Non di rado, come abbiamo potuto modo di assistere a più riprese in questo mese d’ottobre, accade che le perturbazioni sul Mediterraneo non riescano poi ad evolvere normalmente verso levante e sono così costrette a bloccarsi, distaccandosi dal flusso principale. Ma quali sono le dinamiche che portano alle strozzature di una saccatura ed alla successiva filiazione di vortici autonomi? Una delle cause principali è legata al comportamento della corrente a getto in seno alle saccature che, non appena aumenta l’oscillazione in senso meridiano, crea ondulazioni più marcate e questo significa maggiori scambi di calore.
In queste contingenze l’aria fredda discende sul lato occidentale della saccature, alimentando le aree depressionarie associate. Allo stesso tempo si crea però un maggiore richiamo d’aria calda in risalita dalle latitudini sub-tropicali, che alimentano inevitabilmente gli anticicloni sui bordi orientali della saccatura: quando la saccatura è troppo debole, allora si trova sopraffatta dalla forza degli anticicloni che creano un’opposizione troppo tenace per consentire l’avanzamento della saccatura, costretta così letteralmente a “rompersi”.

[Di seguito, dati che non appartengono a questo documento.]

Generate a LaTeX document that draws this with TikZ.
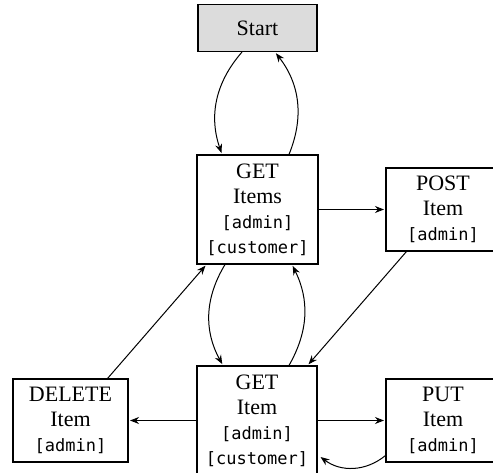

Lo scenario meteo atteso per i prossimi giorni rientrerà esattamente nella casistica appena descritta: l’aspetto più importante è legato al fatto che queste configurazioni di blocco sono spesso sinonimo di maltempo. Una saccatura, in successiva evoluzione depressionaria a cut-off, appena ad ovest dell’Italia, crea infatti i presupposti ideali per un energico richiamo perturbato molto umido sciroccale: la persistenza dei fenomeni sulle stesse zone (esaltazione orografica rispetto al flusso delle correnti, laddove esse sono costrette al sollevamento rapido e forzato), per via dell’evoluzione pressoché bloccata o molto a rilento, crea quelle tipiche situazioni di pericolo per via di accumuli piovosi eccessivi, talvolta in breve tempo.